Goal of the exercise:
Can you output the material exactly as written, minus any pictures it holds?
[Start of Source data]
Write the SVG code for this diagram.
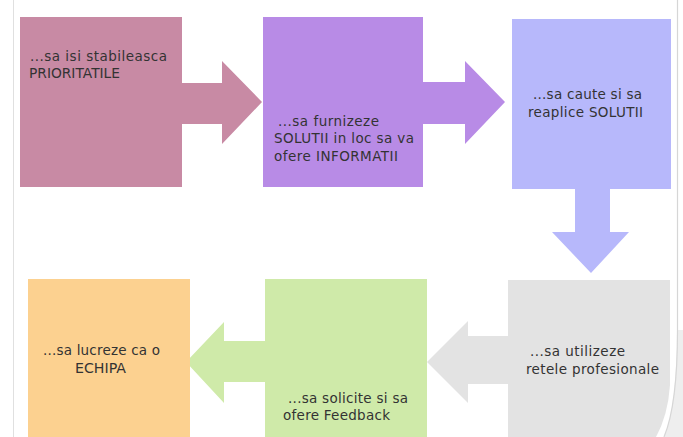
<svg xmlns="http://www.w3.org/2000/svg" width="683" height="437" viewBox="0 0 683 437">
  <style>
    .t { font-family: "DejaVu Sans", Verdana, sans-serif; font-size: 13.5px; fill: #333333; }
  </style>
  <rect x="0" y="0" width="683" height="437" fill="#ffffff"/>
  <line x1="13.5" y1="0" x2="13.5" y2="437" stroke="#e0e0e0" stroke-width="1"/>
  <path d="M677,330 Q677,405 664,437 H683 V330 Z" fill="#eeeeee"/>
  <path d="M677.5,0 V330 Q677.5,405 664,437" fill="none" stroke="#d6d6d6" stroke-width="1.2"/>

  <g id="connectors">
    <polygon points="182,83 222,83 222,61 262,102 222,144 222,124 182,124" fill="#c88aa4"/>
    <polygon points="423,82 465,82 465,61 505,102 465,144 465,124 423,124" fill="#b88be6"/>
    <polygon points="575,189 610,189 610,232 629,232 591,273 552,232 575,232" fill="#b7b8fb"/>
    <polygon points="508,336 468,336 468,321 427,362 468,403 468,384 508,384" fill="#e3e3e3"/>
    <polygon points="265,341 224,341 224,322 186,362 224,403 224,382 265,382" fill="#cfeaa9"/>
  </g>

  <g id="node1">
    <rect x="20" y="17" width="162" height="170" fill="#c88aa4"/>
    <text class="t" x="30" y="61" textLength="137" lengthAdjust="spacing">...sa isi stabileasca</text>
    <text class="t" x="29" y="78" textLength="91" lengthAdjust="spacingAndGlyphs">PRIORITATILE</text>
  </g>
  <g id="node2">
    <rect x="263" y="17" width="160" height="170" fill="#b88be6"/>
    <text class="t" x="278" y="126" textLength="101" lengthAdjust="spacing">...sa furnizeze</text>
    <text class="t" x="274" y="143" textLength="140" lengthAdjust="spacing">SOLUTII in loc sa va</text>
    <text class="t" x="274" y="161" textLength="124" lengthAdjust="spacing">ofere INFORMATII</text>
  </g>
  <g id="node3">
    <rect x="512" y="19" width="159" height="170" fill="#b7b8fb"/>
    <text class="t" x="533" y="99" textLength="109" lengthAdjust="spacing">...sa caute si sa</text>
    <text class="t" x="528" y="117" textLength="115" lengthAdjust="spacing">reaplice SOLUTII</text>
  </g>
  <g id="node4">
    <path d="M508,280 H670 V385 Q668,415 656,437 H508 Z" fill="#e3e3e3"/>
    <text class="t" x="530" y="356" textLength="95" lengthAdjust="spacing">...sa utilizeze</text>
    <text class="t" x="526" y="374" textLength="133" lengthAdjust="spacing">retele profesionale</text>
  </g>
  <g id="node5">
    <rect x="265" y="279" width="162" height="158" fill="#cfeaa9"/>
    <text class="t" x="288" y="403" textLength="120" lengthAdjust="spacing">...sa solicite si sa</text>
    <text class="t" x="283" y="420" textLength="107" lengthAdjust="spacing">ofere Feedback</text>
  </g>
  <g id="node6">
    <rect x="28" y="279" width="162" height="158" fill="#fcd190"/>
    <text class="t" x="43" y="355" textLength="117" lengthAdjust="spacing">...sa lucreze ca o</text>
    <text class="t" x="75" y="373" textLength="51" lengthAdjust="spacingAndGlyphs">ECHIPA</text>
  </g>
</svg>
[End of Source data]
Response:
Write the SVG code for this diagram.
<svg xmlns="http://www.w3.org/2000/svg" width="683" height="437" viewBox="0 0 683 437">
  <style>
    .t { font-family: "DejaVu Sans", Verdana, sans-serif; font-size: 13.5px; fill: #333333; }
  </style>
  <rect x="0" y="0" width="683" height="437" fill="#ffffff"/>
  <line x1="13.5" y1="0" x2="13.5" y2="437" stroke="#e0e0e0" stroke-width="1"/>
  <path d="M677,330 Q677,405 664,437 H683 V330 Z" fill="#eeeeee"/>
  <path d="M677.5,0 V330 Q677.5,405 664,437" fill="none" stroke="#d6d6d6" stroke-width="1.2"/>

  <g id="connectors">
    <polygon points="182,83 222,83 222,61 262,102 222,144 222,124 182,124" fill="#c88aa4"/>
    <polygon points="423,82 465,82 465,61 505,102 465,144 465,124 423,124" fill="#b88be6"/>
    <polygon points="575,189 610,189 610,232 629,232 591,273 552,232 575,232" fill="#b7b8fb"/>
    <polygon points="508,336 468,336 468,321 427,362 468,403 468,384 508,384" fill="#e3e3e3"/>
    <polygon points="265,341 224,341 224,322 186,362 224,403 224,382 265,382" fill="#cfeaa9"/>
  </g>

  <g id="node1">
    <rect x="20" y="17" width="162" height="170" fill="#c88aa4"/>
    <text class="t" x="30" y="61" textLength="137" lengthAdjust="spacing">...sa isi stabileasca</text>
    <text class="t" x="29" y="78" textLength="91" lengthAdjust="spacingAndGlyphs">PRIORITATILE</text>
  </g>
  <g id="node2">
    <rect x="263" y="17" width="160" height="170" fill="#b88be6"/>
    <text class="t" x="278" y="126" textLength="101" lengthAdjust="spacing">...sa furnizeze</text>
    <text class="t" x="274" y="143" textLength="140" lengthAdjust="spacing">SOLUTII in loc sa va</text>
    <text class="t" x="274" y="161" textLength="124" lengthAdjust="spacing">ofere INFORMATII</text>
  </g>
  <g id="node3">
    <rect x="512" y="19" width="159" height="170" fill="#b7b8fb"/>
    <text class="t" x="533" y="99" textLength="109" lengthAdjust="spacing">...sa caute si sa</text>
    <text class="t" x="528" y="117" textLength="115" lengthAdjust="spacing">reaplice SOLUTII</text>
  </g>
  <g id="node4">
    <path d="M508,280 H670 V385 Q668,415 656,437 H508 Z" fill="#e3e3e3"/>
    <text class="t" x="530" y="356" textLength="95" lengthAdjust="spacing">...sa utilizeze</text>
    <text class="t" x="526" y="374" textLength="133" lengthAdjust="spacing">retele profesionale</text>
  </g>
  <g id="node5">
    <rect x="265" y="279" width="162" height="158" fill="#cfeaa9"/>
    <text class="t" x="288" y="403" textLength="120" lengthAdjust="spacing">...sa solicite si sa</text>
    <text class="t" x="283" y="420" textLength="107" lengthAdjust="spacing">ofere Feedback</text>
  </g>
  <g id="node6">
    <rect x="28" y="279" width="162" height="158" fill="#fcd190"/>
    <text class="t" x="43" y="355" textLength="117" lengthAdjust="spacing">...sa lucreze ca o</text>
    <text class="t" x="75" y="373" textLength="51" lengthAdjust="spacingAndGlyphs">ECHIPA</text>
  </g>
</svg>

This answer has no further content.